## Begin SUPPLIED RECORDS
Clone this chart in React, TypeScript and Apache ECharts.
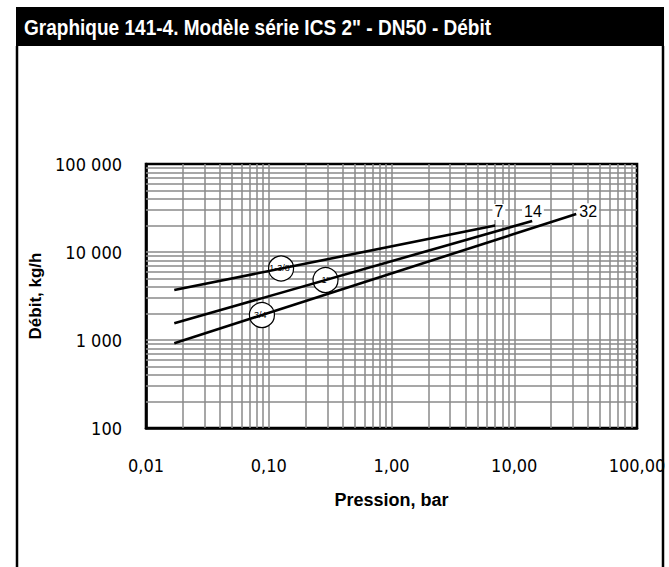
import React, { useEffect, useRef } from "react";
import * as echarts from "echarts";

const titleText = 'Graphique 141-4. Modèle série ICS 2" - DN50 - Débit';
const xAxisName = "Pression, bar";
const yAxisName = "Débit, kg/h";

const xTicks = [0.01, 0.1, 1, 10, 100];
const xTickLabels = ["0,01", "0,10", "1,00", "10,00", "100,00"];
const yTicks = [100, 1000, 10000, 100000];
const yTickLabels = ["100", "1 000", "10 000", "100 000"];

const xGridValues = [
  0.02, 0.03, 0.04, 0.05, 0.06, 0.07, 0.08, 0.09,
  0.1, 0.2, 0.3, 0.4, 0.5, 0.6, 0.7, 0.8, 0.9,
  1, 2, 3, 4, 5, 6, 7, 8, 9,
  10, 20, 30, 40, 50, 60, 70, 80, 90,
];
const yGridValues = [
  200, 300, 400, 500, 600, 700, 800, 900,
  1000, 2000, 3000, 4000, 5000, 6000, 7000, 8000, 9000,
  10000, 20000, 30000, 40000, 50000, 60000, 70000, 80000, 90000,
];

const sizeNames = ['1-3/8"', '1"', '3/4"'];
const endNames = ["7", "14", "32"];
const line138 = [
  [0.017, 3700],
  [7, 20000],
];
const line1 = [
  [0.017, 1550],
  [14, 22500],
];
const line34 = [
  [0.017, 920],
  [32, 27000],
];
const sizeLabelAt = [
  [0.126, 6500],
  [0.29, 4800],
  [0.088, 1920],
];
const endLabelAt = [
  [7.5, 28500],
  [14.2, 28500],
  [40, 29000],
];

const COND = '"DejaVu Sans Condensed", "Liberation Sans", sans-serif';
const SANS = '"Liberation Sans", Arial, sans-serif';

function matchLabel(v: number, ticks: number[], labels: string[]) {
  for (let i = 0; i < ticks.length; i++) {
    if (Math.abs(Math.log10(v) - Math.log10(ticks[i])) < 1e-6) return labels[i];
  }
  return "";
}

export default function App() {
  const ref = useRef<HTMLDivElement>(null);
  useEffect(() => {
    if (!ref.current) return;
    const chart = echarts.init(ref.current, null, { renderer: "svg" });
    const lines = [line138, line1, line34];
    const series: any[] = lines.map((d, i) => ({
      type: "line",
      name: sizeNames[i],
      data: d,
      symbol: "none",
      lineStyle: { color: "#000", width: 2.6 },
      z: 5,
      silent: true,
      markPoint: {
        silent: true,
        animation: false,
        data: [
          {
            name: sizeNames[i],
            coord: sizeLabelAt[i],
            symbol: "circle",
            symbolSize: 25,
            itemStyle: { color: "#fff", borderColor: "#000", borderWidth: 1.2 },
            label: {
              show: true,
              position: "inside",
              formatter: () => sizeNames[i],
              color: "#000",
              fontSize: 9,
              fontFamily: SANS,
              overflow: "none",
            },
          },
          {
            name: endNames[i],
            coord: endLabelAt[i],
            symbol: "rect",
            symbolSize: 0.01,
            itemStyle: { color: "transparent" },
            label: {
              show: true,
              position: "inside",
              formatter: () => endNames[i],
              color: "#000",
              fontSize: 16,
              fontFamily: SANS,
              backgroundColor: "#fff",
              padding: [0, 2],
            },
          },
        ],
      },
    }));
    series.push({
      type: "line",
      data: [],
      silent: true,
      z: 1,
      markLine: {
        silent: true,
        animation: false,
        symbol: ["none", "none"],
        label: { show: false },
        lineStyle: { color: "#8a8a8a", width: 1.5, type: "solid" },
        emphasis: { disabled: true },
        data: [
          ...xGridValues.map((v) => ({ xAxis: v })),
          ...yGridValues.map((v) => ({ yAxis: v })),
        ],
      },
    });
    chart.setOption({
      animation: false,
      backgroundColor: "#fff",
      grid: {
        left: 146,
        top: 164,
        width: 491,
        height: 264,
        show: true,
        borderColor: "#000",
        borderWidth: 2.6,
        backgroundColor: "transparent",
      },
      xAxis: {
        type: "log",
        logBase: 10,
        min: 0.01,
        max: 100,
        splitNumber: 4,
        name: xAxisName,
        nameLocation: "middle",
        nameGap: 63,
        nameTextStyle: { fontFamily: SANS, fontWeight: "bold", fontSize: 18, color: "#000" },
        axisLine: { show: true, lineStyle: { color: "#000", width: 2.6 } },
        axisTick: { show: false },
        splitLine: { show: false },
        axisLabel: {
          showMinLabel: true,
          showMaxLabel: true,
          margin: 28,
          color: "#000",
          fontSize: 18,
          fontFamily: COND,
          formatter: (v: number) => matchLabel(v, xTicks, xTickLabels),
        },
      },
      yAxis: {
        type: "log",
        logBase: 10,
        min: 100,
        max: 100000,
        splitNumber: 3,
        name: yAxisName,
        nameLocation: "middle",
        nameGap: 84,
        nameRotate: 90,
        nameTextStyle: { fontFamily: SANS, fontWeight: "bold", fontSize: 17, color: "#000" },
        axisLine: { show: true, lineStyle: { color: "#000", width: 2.6 } },
        axisTick: { show: false },
        splitLine: { show: false },
        axisLabel: {
          showMinLabel: true,
          showMaxLabel: true,
          margin: 24,
          color: "#000",
          fontSize: 18,
          fontFamily: COND,
          formatter: (v: number) => matchLabel(v, yTicks, yTickLabels),
        },
      },
      series,
      graphic: [
        { type: "rect", shape: { x: 16, y: 7, width: 648, height: 39 }, style: { fill: "#000" }, silent: true },
        {
          type: "text",
          x: 24,
          y: 27,
          scaleX: 0.866,
          silent: true,
          style: {
            text: titleText,
            fill: "#fff",
            fontSize: 22,
            fontWeight: "bold",
            fontFamily: SANS,
            verticalAlign: "middle",
          },
        },
        { type: "line", shape: { x1: 17, y1: 46, x2: 17, y2: 567 }, style: { stroke: "#000", lineWidth: 2.5 }, silent: true },
        { type: "line", shape: { x1: 663, y1: 46, x2: 663, y2: 567 }, style: { stroke: "#000", lineWidth: 2.5 }, silent: true },
      ],
    });
    return () => chart.dispose();
  }, []);
  return (
    <div
      ref={ref}
      style={{ position: "fixed", left: 0, top: 0, width: 669, height: 567 }}
    />
  );
}
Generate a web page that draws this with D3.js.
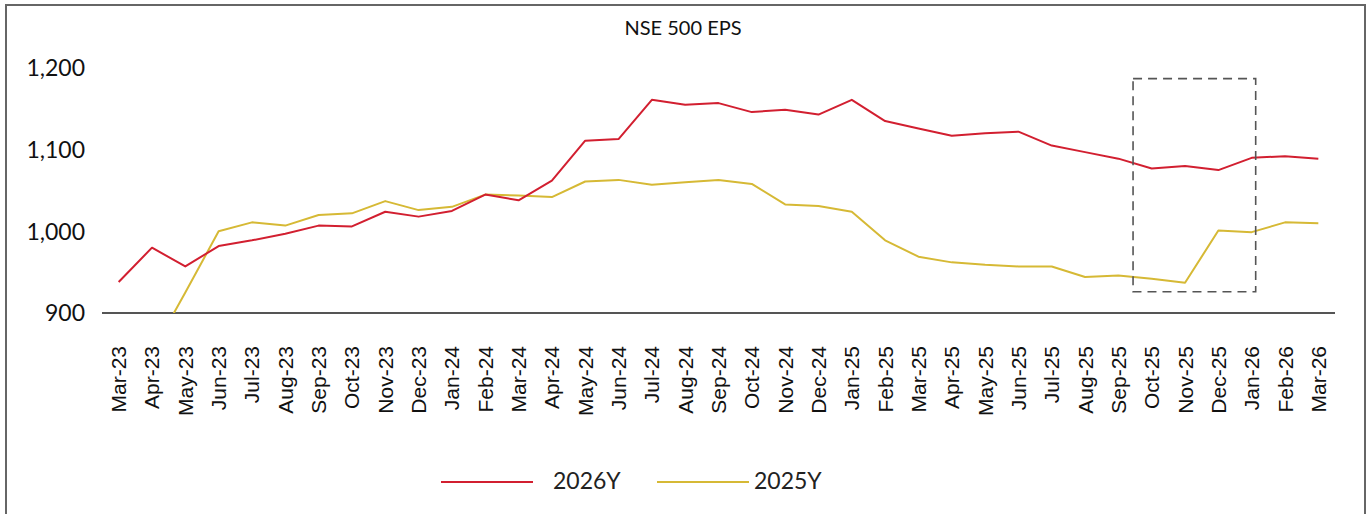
## End SUPPLIED RECORDS
• _TO DO_
What comes back should match the records exactly, minus any pictures.

• _FULL SOLUTION_
Clone this chart in React, TypeScript and Apache ECharts.
import React, { useEffect, useRef } from "react";
import * as echarts from "echarts";

const titleText = 'Graphique 141-4. Modèle série ICS 2" - DN50 - Débit';
const xAxisName = "Pression, bar";
const yAxisName = "Débit, kg/h";

const xTicks = [0.01, 0.1, 1, 10, 100];
const xTickLabels = ["0,01", "0,10", "1,00", "10,00", "100,00"];
const yTicks = [100, 1000, 10000, 100000];
const yTickLabels = ["100", "1 000", "10 000", "100 000"];

const xGridValues = [
  0.02, 0.03, 0.04, 0.05, 0.06, 0.07, 0.08, 0.09,
  0.1, 0.2, 0.3, 0.4, 0.5, 0.6, 0.7, 0.8, 0.9,
  1, 2, 3, 4, 5, 6, 7, 8, 9,
  10, 20, 30, 40, 50, 60, 70, 80, 90,
];
const yGridValues = [
  200, 300, 400, 500, 600, 700, 800, 900,
  1000, 2000, 3000, 4000, 5000, 6000, 7000, 8000, 9000,
  10000, 20000, 30000, 40000, 50000, 60000, 70000, 80000, 90000,
];

const sizeNames = ['1-3/8"', '1"', '3/4"'];
const endNames = ["7", "14", "32"];
const line138 = [
  [0.017, 3700],
  [7, 20000],
];
const line1 = [
  [0.017, 1550],
  [14, 22500],
];
const line34 = [
  [0.017, 920],
  [32, 27000],
];
const sizeLabelAt = [
  [0.126, 6500],
  [0.29, 4800],
  [0.088, 1920],
];
const endLabelAt = [
  [7.5, 28500],
  [14.2, 28500],
  [40, 29000],
];

const COND = '"DejaVu Sans Condensed", "Liberation Sans", sans-serif';
const SANS = '"Liberation Sans", Arial, sans-serif';

function matchLabel(v: number, ticks: number[], labels: string[]) {
  for (let i = 0; i < ticks.length; i++) {
    if (Math.abs(Math.log10(v) - Math.log10(ticks[i])) < 1e-6) return labels[i];
  }
  return "";
}

export default function App() {
  const ref = useRef<HTMLDivElement>(null);
  useEffect(() => {
    if (!ref.current) return;
    const chart = echarts.init(ref.current, null, { renderer: "svg" });
    const lines = [line138, line1, line34];
    const series: any[] = lines.map((d, i) => ({
      type: "line",
      name: sizeNames[i],
      data: d,
      symbol: "none",
      lineStyle: { color: "#000", width: 2.6 },
      z: 5,
      silent: true,
      markPoint: {
        silent: true,
        animation: false,
        data: [
          {
            name: sizeNames[i],
            coord: sizeLabelAt[i],
            symbol: "circle",
            symbolSize: 25,
            itemStyle: { color: "#fff", borderColor: "#000", borderWidth: 1.2 },
            label: {
              show: true,
              position: "inside",
              formatter: () => sizeNames[i],
              color: "#000",
              fontSize: 9,
              fontFamily: SANS,
              overflow: "none",
            },
          },
          {
            name: endNames[i],
            coord: endLabelAt[i],
            symbol: "rect",
            symbolSize: 0.01,
            itemStyle: { color: "transparent" },
            label: {
              show: true,
              position: "inside",
              formatter: () => endNames[i],
              color: "#000",
              fontSize: 16,
              fontFamily: SANS,
              backgroundColor: "#fff",
              padding: [0, 2],
            },
          },
        ],
      },
    }));
    series.push({
      type: "line",
      data: [],
      silent: true,
      z: 1,
      markLine: {
        silent: true,
        animation: false,
        symbol: ["none", "none"],
        label: { show: false },
        lineStyle: { color: "#8a8a8a", width: 1.5, type: "solid" },
        emphasis: { disabled: true },
        data: [
          ...xGridValues.map((v) => ({ xAxis: v })),
          ...yGridValues.map((v) => ({ yAxis: v })),
        ],
      },
    });
    chart.setOption({
      animation: false,
      backgroundColor: "#fff",
      grid: {
        left: 146,
        top: 164,
        width: 491,
        height: 264,
        show: true,
        borderColor: "#000",
        borderWidth: 2.6,
        backgroundColor: "transparent",
      },
      xAxis: {
        type: "log",
        logBase: 10,
        min: 0.01,
        max: 100,
        splitNumber: 4,
        name: xAxisName,
        nameLocation: "middle",
        nameGap: 63,
        nameTextStyle: { fontFamily: SANS, fontWeight: "bold", fontSize: 18, color: "#000" },
        axisLine: { show: true, lineStyle: { color: "#000", width: 2.6 } },
        axisTick: { show: false },
        splitLine: { show: false },
        axisLabel: {
          showMinLabel: true,
          showMaxLabel: true,
          margin: 28,
          color: "#000",
          fontSize: 18,
          fontFamily: COND,
          formatter: (v: number) => matchLabel(v, xTicks, xTickLabels),
        },
      },
      yAxis: {
        type: "log",
        logBase: 10,
        min: 100,
        max: 100000,
        splitNumber: 3,
        name: yAxisName,
        nameLocation: "middle",
        nameGap: 84,
        nameRotate: 90,
        nameTextStyle: { fontFamily: SANS, fontWeight: "bold", fontSize: 17, color: "#000" },
        axisLine: { show: true, lineStyle: { color: "#000", width: 2.6 } },
        axisTick: { show: false },
        splitLine: { show: false },
        axisLabel: {
          showMinLabel: true,
          showMaxLabel: true,
          margin: 24,
          color: "#000",
          fontSize: 18,
          fontFamily: COND,
          formatter: (v: number) => matchLabel(v, yTicks, yTickLabels),
        },
      },
      series,
      graphic: [
        { type: "rect", shape: { x: 16, y: 7, width: 648, height: 39 }, style: { fill: "#000" }, silent: true },
        {
          type: "text",
          x: 24,
          y: 27,
          scaleX: 0.866,
          silent: true,
          style: {
            text: titleText,
            fill: "#fff",
            fontSize: 22,
            fontWeight: "bold",
            fontFamily: SANS,
            verticalAlign: "middle",
          },
        },
        { type: "line", shape: { x1: 17, y1: 46, x2: 17, y2: 567 }, style: { stroke: "#000", lineWidth: 2.5 }, silent: true },
        { type: "line", shape: { x1: 663, y1: 46, x2: 663, y2: 567 }, style: { stroke: "#000", lineWidth: 2.5 }, silent: true },
      ],
    });
    return () => chart.dispose();
  }, []);
  return (
    <div
      ref={ref}
      style={{ position: "fixed", left: 0, top: 0, width: 669, height: 567 }}
    />
  );
}
Generate a web page that draws this with D3.js.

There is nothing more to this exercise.